#### Requirement
Leave out the pictures, and write out exactly the lines from the beginning of the material to the line holding "const data = categories.map((c, i)", that line included, and nothing else.

#### Raw data

^^^^

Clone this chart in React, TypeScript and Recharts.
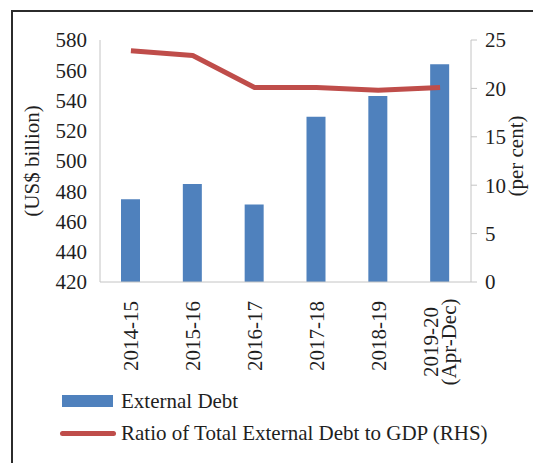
import React from 'react';
import { ComposedChart, Bar, Line, XAxis, YAxis } from 'recharts';

const categories = ['2014-15', '2015-16', '2016-17', '2017-18', '2018-19', '2019-20\n(Apr-Dec)'];
const externalDebt = [474.7, 484.8, 471.3, 529.3, 543.0, 563.9];
const debtToGdp = [23.9, 23.4, 20.1, 20.1, 19.8, 20.1];
const leftTicks = [420, 440, 460, 480, 500, 520, 540, 560, 580];
const rightTicks = [0, 5, 10, 15, 20, 25];

const data = categories.map((c, i) => ({ name: c, debt: externalDebt[i], ratio: debtToGdp[i] }));

const FONT = 'Liberation Serif, Times New Roman, serif';
const FS = 21;
const TEXT = '#1f1f1f';
const AXIS = '#c4c4c4';
const BLUE = '#4F81BD';
const RED = '#BF4D4A';

const XTick = (props: any) => {
  const { x, y, payload } = props;
  const lines = String(payload.value).split('\n');
  if (lines.length === 1) {
    return (
      <text
        x={x}
        y={y + 11}
        transform={`rotate(-90, ${x}, ${y + 11})`}
        textAnchor="end"
        dy="0.35em"
        fill={TEXT}
        fontSize={FS}
        fontFamily={FONT}
      >
        {lines[0]}
      </text>
    );
  }
  const cy = y + 52;
  const gap = 18;
  return (
    <g>
      {lines.map((l, i) => {
        const lx = x + (i - (lines.length - 1) / 2) * gap;
        return (
          <text
            key={i}
            x={lx}
            y={cy}
            transform={`rotate(-90, ${lx}, ${cy})`}
            textAnchor="middle"
            dy="0.35em"
            fill={TEXT}
            fontSize={FS}
            fontFamily={FONT}
          >
            {l}
          </text>
        );
      })}
    </g>
  );
};

export default function App() {
  return (
    <div style={{ position: 'absolute', left: 0, top: 0, width: 533, height: 463, overflow: 'hidden', background: '#fff' }}>
      <div
        style={{
          position: 'absolute',
          left: 11,
          top: 10,
          width: 700,
          height: 700,
          borderLeft: '2px solid #2b2b2b',
          borderTop: '2px solid #2b2b2b',
        }}
      />
      <div style={{ position: 'absolute', left: 0, top: 0 }}>
        <ComposedChart width={533} height={463} data={data} margin={{ top: 40, right: 0, bottom: 0, left: 0 }} barSize={19}>
          <XAxis
            dataKey="name"
            interval={0}
            tickLine={false}
            axisLine={{ stroke: AXIS }}
            height={181}
            tick={<XTick />}
          />
          <YAxis
            yAxisId="left"
            orientation="left"
            domain={[420, 580]}
            ticks={leftTicks}
            width={100}
            tickLine={false}
            tickSize={0}
            tickMargin={13}
            axisLine={{ stroke: AXIS }}
            tick={{ fill: TEXT, fontSize: FS, fontFamily: FONT }}
            label={{ value: '(US$ billion)', angle: -90, position: 'center', dx: -18, style: { fill: TEXT, fontSize: FS, fontFamily: FONT } }}
          />
          <YAxis
            yAxisId="right"
            orientation="right"
            domain={[0, 25]}
            ticks={rightTicks}
            width={62}
            tickSize={6}
            tickMargin={8}
            tickLine={{ stroke: AXIS }}
            axisLine={{ stroke: AXIS }}
            tick={{ fill: TEXT, fontSize: FS, fontFamily: FONT }}
            label={{ value: '(per cent)', angle: -90, position: 'center', dx: 14, dy: -5, style: { fill: TEXT, fontSize: FS, fontFamily: FONT } }}
          />
          <Bar yAxisId="left" dataKey="debt" fill={BLUE} isAnimationActive={false} />
          <Line
            yAxisId="right"
            dataKey="ratio"
            stroke={RED}
            strokeWidth={5}
            dot={false}
            activeDot={false}
            strokeLinejoin="round"
            isAnimationActive={false}
          />
        </ComposedChart>
      </div>
      <div style={{ position: 'absolute', left: 60, top: 388, fontFamily: FONT, fontSize: FS, color: TEXT, lineHeight: 1 }}>
        <div style={{ display: 'flex', alignItems: 'center', height: 26 }}>
          <div style={{ width: 51, height: 12, background: BLUE, marginLeft: 2, marginRight: 8 }} />
          <span>External Debt</span>
        </div>
        <div style={{ display: 'flex', alignItems: 'center', height: 38 }}>
          <div style={{ width: 56, height: 5, background: RED, borderRadius: 2.5, marginRight: 5 }} />
          <span>Ratio of Total External Debt to GDP (RHS)</span>
        </div>
      </div>
    </div>
  );
}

^^^^

#### Result of this exercise
Clone this chart in React, TypeScript and Recharts.
import React from 'react';
import { ComposedChart, Bar, Line, XAxis, YAxis } from 'recharts';

const categories = ['2014-15', '2015-16', '2016-17', '2017-18', '2018-19', '2019-20\n(Apr-Dec)'];
const externalDebt = [474.7, 484.8, 471.3, 529.3, 543.0, 563.9];
const debtToGdp = [23.9, 23.4, 20.1, 20.1, 19.8, 20.1];
const leftTicks = [420, 440, 460, 480, 500, 520, 540, 560, 580];
const rightTicks = [0, 5, 10, 15, 20, 25];

const data = categories.map((c, i) => ({ name: c, debt: externalDebt[i], ratio: debtToGdp[i] }));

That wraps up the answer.